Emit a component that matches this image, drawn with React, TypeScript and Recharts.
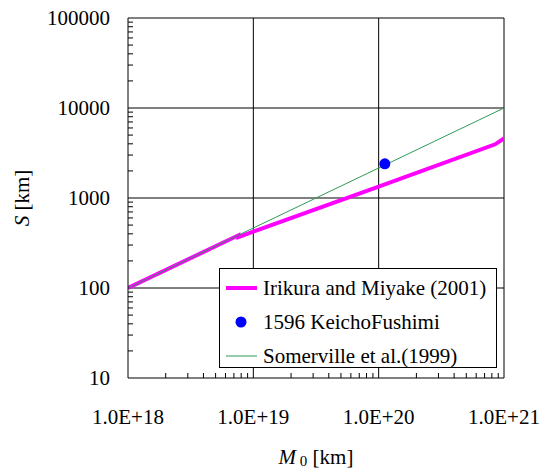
import { ComposedChart, Line, Scatter, XAxis, YAxis, ReferenceLine } from "recharts";

// tick values
const xMajor = [1e18, 1e19, 1e20, 1e21];
const yMajor = [10, 100, 1000, 10000, 100000];
const minorSteps = [2, 3, 4, 5, 6, 7, 8, 9];

// series
const irikura = [
  { m0: 1e18, s: 100 },
  { m0: 7.6e18, s: 385 },
  { m0: 7.6e18, s: 368 },
  { m0: 1e20, s: 1340 },
  { m0: 8.5e20, s: 3950 },
  { m0: 1e21, s: 4600 },
];
const keicho = [{ m0: 1.12e20, s: 2400 }];
const somerville = [
  { m0: 1e18, s: 100 },
  { m0: 1e21, s: 10000 },
];

const legendItems = [
  { name: "Irikura and Miyake (2001)", kind: "thick" },
  { name: "1596 KeichoFushimi", kind: "dot" },
  { name: "Somerville et al.(1999)", kind: "thin" },
];

const FONT = "'Liberation Serif', 'Times New Roman', serif";

const minorOf = (majors: number[]) =>
  majors.slice(0, -1).flatMap((d) => minorSteps.map((m) => m * d));

const xTicks = [...xMajor, ...minorOf(xMajor)];
const yTicks = [...yMajor, ...minorOf(yMajor)];

const XTick = ({ x, y, payload }: any) => {
  const major = xMajor.includes(payload.value);
  return (
    <g>
      {!major && <line x1={x} x2={x} y1={y} y2={y - 5} stroke="#000" />}
      {major && (
        <text x={x} y={y + 39} textAnchor="middle" dominantBaseline="central" fontSize={21} style={{ fontFamily: FONT }} fill="#000">
          {`1.0E+${Math.round(Math.log10(payload.value))}`}
        </text>
      )}
    </g>
  );
};

const YTick = ({ x, y, payload }: any) => {
  const major = yMajor.includes(payload.value);
  return (
    <g>
      {!major && <line x1={x} x2={x + 5} y1={y} y2={y} stroke="#000" />}
      {major && (
        <text x={x - 18} y={y} textAnchor="end" dominantBaseline="central" fontSize={21} style={{ fontFamily: FONT }} fill="#000">
          {payload.value}
        </text>
      )}
    </g>
  );
};

const LegendBox = () => (
  <div
    style={{
      position: "absolute",
      left: 219,
      top: 268,
      width: 278,
      height: 100,
      boxSizing: "border-box",
      border: "1px solid #000",
      background: "#fff",
      fontFamily: FONT,
      fontSize: 21,
      color: "#000",
      paddingTop: 2,
    }}
  >
    {legendItems.map((e) => (
      <div key={e.name} style={{ display: "flex", alignItems: "center", height: 34, whiteSpace: "nowrap" }}>
        <svg width={42} height={20} style={{ flex: "none" }}>
          {e.kind === "thick" && <line x1={6} x2={37} y1={10} y2={10} stroke="#ff00ff" strokeWidth={4} />}
          {e.kind === "thin" && <line x1={6} x2={37} y1={10} y2={10} stroke="#2e9a5a" strokeWidth={1} />}
          {e.kind === "dot" && <circle cx={21} cy={10} r={5.5} fill="#0000ff" />}
        </svg>
        <span style={{ marginLeft: 1 }}>{e.name}</span>
      </div>
    ))}
  </div>
);

export default function App() {
  return (
    <div style={{ position: "absolute", left: 0, top: 0, width: 544, height: 470, background: "#fff" }}>
      <ComposedChart width={544} height={470} margin={{ top: 18, right: 40, bottom: 32, left: 28 }}>
        <XAxis
          dataKey="m0"
          type="number"
          scale="log"
          domain={[1e18, 1e21]}
          ticks={xTicks}
          interval={0}
          tick={<XTick />}
          tickLine={false}
          tickSize={0}
          tickMargin={0}
          height={60}
          axisLine={{ stroke: "#000" }}
          allowDataOverflow
        />
        <YAxis
          dataKey="s"
          type="number"
          scale="log"
          domain={[10, 100000]}
          ticks={yTicks}
          interval={0}
          tick={<YTick />}
          tickLine={false}
          tickSize={0}
          tickMargin={0}
          width={100}
          axisLine={{ stroke: "#000" }}
          allowDataOverflow
        />
        {xMajor.slice(1).map((v) => (
          <ReferenceLine key={"x" + v} x={v} stroke="#000" strokeWidth={1} />
        ))}
        {yMajor.slice(1).map((v) => (
          <ReferenceLine key={"y" + v} y={v} stroke="#000" strokeWidth={1} />
        ))}
        <Line
          data={irikura}
          dataKey="s"
          type="linear"
          stroke="#ff00ff"
          strokeWidth={4}
          dot={false}
          isAnimationActive={false}
        />
        <Line
          data={somerville}
          dataKey="s"
          type="linear"
          stroke="#2e9a5a"
          strokeWidth={1}
          dot={false}
          isAnimationActive={false}
        />
        <Scatter data={keicho} dataKey="s" fill="#0000ff" shape={(p: any) => <circle cx={p.cx} cy={p.cy} r={5.5} fill="#0000ff" />} isAnimationActive={false} />
        <text x={316} y={457} textAnchor="middle" dominantBaseline="central" fontSize={21} style={{ fontFamily: FONT }} fill="#000">
          <tspan fontStyle="italic">M</tspan>
          <tspan fontSize={15} dy={4}> 0</tspan>
          <tspan dy={-4}> [km]</tspan>
        </text>
        <text
          x={22}
          y={198}
          transform="rotate(-90 22 198)"
          textAnchor="middle"
          dominantBaseline="central"
          fontSize={21}
          style={{ fontFamily: FONT }}
          fill="#000"
        >
          <tspan fontStyle="italic">S</tspan>
          <tspan> [km]</tspan>
        </text>
      </ComposedChart>
      <LegendBox />
    </div>
  );
}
+++
[Directions]
Output all of the data exactly as it stands, minus any images.

[Reply]
Emit a component that matches this image, drawn with React, TypeScript and Recharts.
import { ComposedChart, Line, Scatter, XAxis, YAxis, ReferenceLine } from "recharts";

// tick values
const xMajor = [1e18, 1e19, 1e20, 1e21];
const yMajor = [10, 100, 1000, 10000, 100000];
const minorSteps = [2, 3, 4, 5, 6, 7, 8, 9];

// series
const irikura = [
  { m0: 1e18, s: 100 },
  { m0: 7.6e18, s: 385 },
  { m0: 7.6e18, s: 368 },
  { m0: 1e20, s: 1340 },
  { m0: 8.5e20, s: 3950 },
  { m0: 1e21, s: 4600 },
];
const keicho = [{ m0: 1.12e20, s: 2400 }];
const somerville = [
  { m0: 1e18, s: 100 },
  { m0: 1e21, s: 10000 },
];

const legendItems = [
  { name: "Irikura and Miyake (2001)", kind: "thick" },
  { name: "1596 KeichoFushimi", kind: "dot" },
  { name: "Somerville et al.(1999)", kind: "thin" },
];

const FONT = "'Liberation Serif', 'Times New Roman', serif";

const minorOf = (majors: number[]) =>
  majors.slice(0, -1).flatMap((d) => minorSteps.map((m) => m * d));

const xTicks = [...xMajor, ...minorOf(xMajor)];
const yTicks = [...yMajor, ...minorOf(yMajor)];

const XTick = ({ x, y, payload }: any) => {
  const major = xMajor.includes(payload.value);
  return (
    <g>
      {!major && <line x1={x} x2={x} y1={y} y2={y - 5} stroke="#000" />}
      {major && (
        <text x={x} y={y + 39} textAnchor="middle" dominantBaseline="central" fontSize={21} style={{ fontFamily: FONT }} fill="#000">
          {`1.0E+${Math.round(Math.log10(payload.value))}`}
        </text>
      )}
    </g>
  );
};

const YTick = ({ x, y, payload }: any) => {
  const major = yMajor.includes(payload.value);
  return (
    <g>
      {!major && <line x1={x} x2={x + 5} y1={y} y2={y} stroke="#000" />}
      {major && (
        <text x={x - 18} y={y} textAnchor="end" dominantBaseline="central" fontSize={21} style={{ fontFamily: FONT }} fill="#000">
          {payload.value}
        </text>
      )}
    </g>
  );
};

const LegendBox = () => (
  <div
    style={{
      position: "absolute",
      left: 219,
      top: 268,
      width: 278,
      height: 100,
      boxSizing: "border-box",
      border: "1px solid #000",
      background: "#fff",
      fontFamily: FONT,
      fontSize: 21,
      color: "#000",
      paddingTop: 2,
    }}
  >
    {legendItems.map((e) => (
      <div key={e.name} style={{ display: "flex", alignItems: "center", height: 34, whiteSpace: "nowrap" }}>
        <svg width={42} height={20} style={{ flex: "none" }}>
          {e.kind === "thick" && <line x1={6} x2={37} y1={10} y2={10} stroke="#ff00ff" strokeWidth={4} />}
          {e.kind === "thin" && <line x1={6} x2={37} y1={10} y2={10} stroke="#2e9a5a" strokeWidth={1} />}
          {e.kind === "dot" && <circle cx={21} cy={10} r={5.5} fill="#0000ff" />}
        </svg>
        <span style={{ marginLeft: 1 }}>{e.name}</span>
      </div>
    ))}
  </div>
);

export default function App() {
  return (
    <div style={{ position: "absolute", left: 0, top: 0, width: 544, height: 470, background: "#fff" }}>
      <ComposedChart width={544} height={470} margin={{ top: 18, right: 40, bottom: 32, left: 28 }}>
        <XAxis
          dataKey="m0"
          type="number"
          scale="log"
          domain={[1e18, 1e21]}
          ticks={xTicks}
          interval={0}
          tick={<XTick />}
          tickLine={false}
          tickSize={0}
          tickMargin={0}
          height={60}
          axisLine={{ stroke: "#000" }}
          allowDataOverflow
        />
        <YAxis
          dataKey="s"
          type="number"
          scale="log"
          domain={[10, 100000]}
          ticks={yTicks}
          interval={0}
          tick={<YTick />}
          tickLine={false}
          tickSize={0}
          tickMargin={0}
          width={100}
          axisLine={{ stroke: "#000" }}
          allowDataOverflow
        />
        {xMajor.slice(1).map((v) => (
          <ReferenceLine key={"x" + v} x={v} stroke="#000" strokeWidth={1} />
        ))}
        {yMajor.slice(1).map((v) => (
          <ReferenceLine key={"y" + v} y={v} stroke="#000" strokeWidth={1} />
        ))}
        <Line
          data={irikura}
          dataKey="s"
          type="linear"
          stroke="#ff00ff"
          strokeWidth={4}
          dot={false}
          isAnimationActive={false}
        />
        <Line
          data={somerville}
          dataKey="s"
          type="linear"
          stroke="#2e9a5a"
          strokeWidth={1}
          dot={false}
          isAnimationActive={false}
        />
        <Scatter data={keicho} dataKey="s" fill="#0000ff" shape={(p: any) => <circle cx={p.cx} cy={p.cy} r={5.5} fill="#0000ff" />} isAnimationActive={false} />
        <text x={316} y={457} textAnchor="middle" dominantBaseline="central" fontSize={21} style={{ fontFamily: FONT }} fill="#000">
          <tspan fontStyle="italic">M</tspan>
          <tspan fontSize={15} dy={4}> 0</tspan>
          <tspan dy={-4}> [km]</tspan>
        </text>
        <text
          x={22}
          y={198}
          transform="rotate(-90 22 198)"
          textAnchor="middle"
          dominantBaseline="central"
          fontSize={21}
          style={{ fontFamily: FONT }}
          fill="#000"
        >
          <tspan fontStyle="italic">S</tspan>
          <tspan> [km]</tspan>
        </text>
      </ComposedChart>
      <LegendBox />
    </div>
  );
}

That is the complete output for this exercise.